Conceived and sponsored by the Administration for Children and Families (ACF) in the U.S. Department of Health and Human Services (HHS), the evaluation is being conducted under contract by the Manpower Demonstration Research Corporation (MDRC). As of fall 2001, a total of 15 ERA demonstration projects were operating or under development in nine states. Because the projects typically aim to help families for whom welfare reform efforts have been less successful, nearly all target current or former recipients of Temporary Assistance for Needy Families (TANF).
Key findings
- Aligning goals and target groups. Building on prior studies showing that many welfare recipients are able to retain employment, several of the ERA projects target narrower “hard to employ” groups that have demonstrated difficulty finding or holding jobs. Other projects target low-income working parents and focus specifically on helping participants advance to higher-paying jobs. A final group of projects has mixed goals: Most of these programs target welfare recipients who are seeking work, focusing first on placing participants into good jobs, next on stabilizing their employment, and finally on helping them advance.
- Redefining case management. ERA planners sought to learn from earlier projects such as the Post-Employment Services Demonstration (PESD), which found that follow-up case management did not improve employment retention. In most of the ERA projects, Case management is seen not as the main service strategy but as the starting point to deliver other services or activities, such as education and training, financial incentives, career planning, rehabilitation services, and job search assistance. In several projects, case managers aim to build relationships with individuals who are searching for work that will be beneficial in the post-employment phase.
- Early implementation lessons. The ERA evaluation has already demonstrated some of the issues in implementing relatively large-scale retention and advancement programs. Encouraging and maintaining the participation of low-wage working parents is an ongoing challenge; sites are responding with aggressive outreach, tailored services, financial incentives, and advancement strategies that do not rely on traditional classroom-based education and training. The agencies that provide ERA services have restructured staff roles, trained staff to take on new responsibilities, and lowered worker caseloads — even as they forge the new linkages and interagency partnerships that are vital to delivering retention and advancement services.
Each ERA project is being evaluated using a research design that assigns people, by chance, either to a program group that receives the new services or to a control group that receives the services that were available before ERA was developed.

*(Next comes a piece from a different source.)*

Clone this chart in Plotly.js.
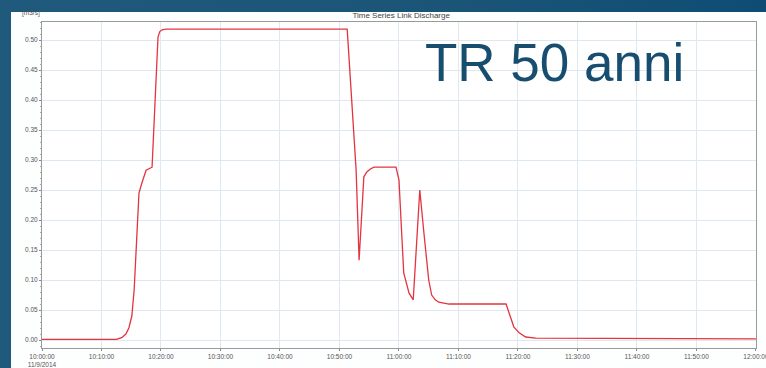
<!DOCTYPE html>
<html>
<head>
<meta charset="utf-8">
<script src="https://cdn.plot.ly/plotly-3.0.1.min.js"></script>
<style>
html,body{margin:0;padding:0;width:766px;height:368px;overflow:hidden;background:linear-gradient(90deg,#1f5a7c 0%,#1a5577 60%,#0f4c74 100%);}
#panel{position:absolute;left:11px;top:12px;width:755px;height:356px;background:#fdfefe;}
#chart{position:absolute;left:0;top:0;width:766px;height:368px;}
</style>
</head>
<body>
<div id="panel"></div>
<div id="chart"></div>
<script>
// Time series (date 2014-11-09) and discharge [m3/s]
const times = [
  "10:00:00","10:12:30","10:13:24","10:14:06","10:14:36","10:15:06","10:15:30","10:15:48","10:16:18","10:16:48","10:17:30",
  "10:18:30","10:19:12","10:19:30","10:19:48","10:20:12","10:20:48","10:51:18","10:52:48","10:53:18",
  "10:54:06","10:54:36","10:55:12","10:55:48","10:59:30","11:00:00","11:00:48","11:01:42","11:02:24",
  "11:03:30","11:04:12","11:05:00","11:05:30","11:06:06","11:06:42","11:08:24","11:18:00","11:18:30",
  "11:19:18","11:20:12","11:21:18","11:23:00","12:00:00"
];
const discharge = [
  0.001,0.001,0.004,0.010,0.020,0.040,0.085,0.145,0.245,0.262,0.283,
  0.288,0.450,0.505,0.514,0.517,0.518,0.518,0.283,0.133,
  0.272,0.280,0.285,0.288,0.288,0.267,0.112,0.078,0.067,
  0.250,0.178,0.100,0.075,0.067,0.063,0.060,0.060,0.045,
  0.022,0.012,0.005,0.003,0.002
];
const tickTimes = ["10:00:00","10:10:00","10:20:00","10:30:00","10:40:00","10:50:00","11:00:00",
  "11:10:00","11:20:00","11:30:00","11:40:00","11:50:00","12:00:00"];
const tickLabels = ["10:00:00<br>11/9/2014","10:10:00","10:20:00","10:30:00","10:40:00","10:50:00","11:00:00",
  "11:10:00","11:20:00","11:30:00","11:40:00","11:50:00","12:00:00"];
const yTicks = [0,0.05,0.10,0.15,0.20,0.25,0.30,0.35,0.40,0.45,0.50];
const day = "2014-11-09 ";

const trace = {
  x: times.map(t => day + t),
  y: discharge,
  type: "scatter",
  mode: "lines",
  line: {color: "#e3343f", width: 1.3},
  hoverinfo: "skip"
};

const layout = {
  width: 766, height: 368,
  margin: {l: 42, r: 10, t: 22, b: 20},
  paper_bgcolor: "rgba(0,0,0,0)",
  plot_bgcolor: "#ffffff",
  showlegend: false,
  font: {family: "Liberation Sans, Arial, sans-serif", color: "#555555", size: 7},
  title: {text: "Time Series Link Discharge", font: {size: 8, color: "#444444"},
          x: 0.503, xref: "paper", y: 0.96, yref: "container", xanchor: "center", yanchor: "middle"},
  xaxis: {
    type: "date",
    range: [day + "10:00:00", day + "12:00:00.8"],
    tickmode: "array",
    tickvals: tickTimes.map(t => day + t),
    ticktext: tickLabels,
    ticks: "outside", ticklen: 2, tickcolor: "#888",
    ticklabeloverflow: "allow",
    tickfont: {size: 6.5, color: "#555"},
    showgrid: true, gridcolor: "#dfe7f0", gridwidth: 1,
    showline: true, linecolor: "#9a9a9a", linewidth: 1, mirror: true,
    zeroline: false, fixedrange: true
  },
  yaxis: {
    range: [-0.0133, 0.53],
    tickmode: "array",
    tickvals: yTicks,
    ticktext: yTicks.map(v => v.toFixed(2)),
    ticks: "outside", ticklen: 2, tickcolor: "#888",
    tickfont: {size: 6.5, color: "#555"},
    showgrid: true, gridcolor: "#dfe7f0", gridwidth: 1,
    showline: true, linecolor: "#9a9a9a", linewidth: 1, mirror: true,
    zeroline: false, fixedrange: true,
    minor: {dtick: 0.01, ticks: "outside", ticklen: 1.5, tickcolor: "#aaa", showgrid: false}
  },
  annotations: [
    {text: "TR 50 anni", xref: "paper", yref: "paper", x: 0.718, y: 0.877,
     xanchor: "center", yanchor: "middle", showarrow: false,
     font: {family: "Liberation Sans, Arial, sans-serif", size: 53, color: "#174e70"}},
    {text: "[m3/s]", xref: "paper", yref: "paper", x: -0.015, y: 1.028,
     xanchor: "center", yanchor: "middle", showarrow: false,
     font: {size: 6.5, color: "#555"}}
  ]
};

Plotly.newPlot("chart", [trace], layout, {staticPlot: true, displayModeBar: false});
</script>
</body>
</html>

MDRC will follow the two groups for up to three years and will produce both site-specific and crosscutting reports describing the programs and assessing their effects.
The states’ strong commitment to the ERA projects — even in the face of mounting budget pressures — suggests that their vision of welfare reform includes a focus on long-term self-sufficiency for families. The states’ ability to sustain and expand these efforts will likely depend on whether the funding level and the flexible approach of the 1996 welfare law are maintained when the TANF block grant is reauthorized.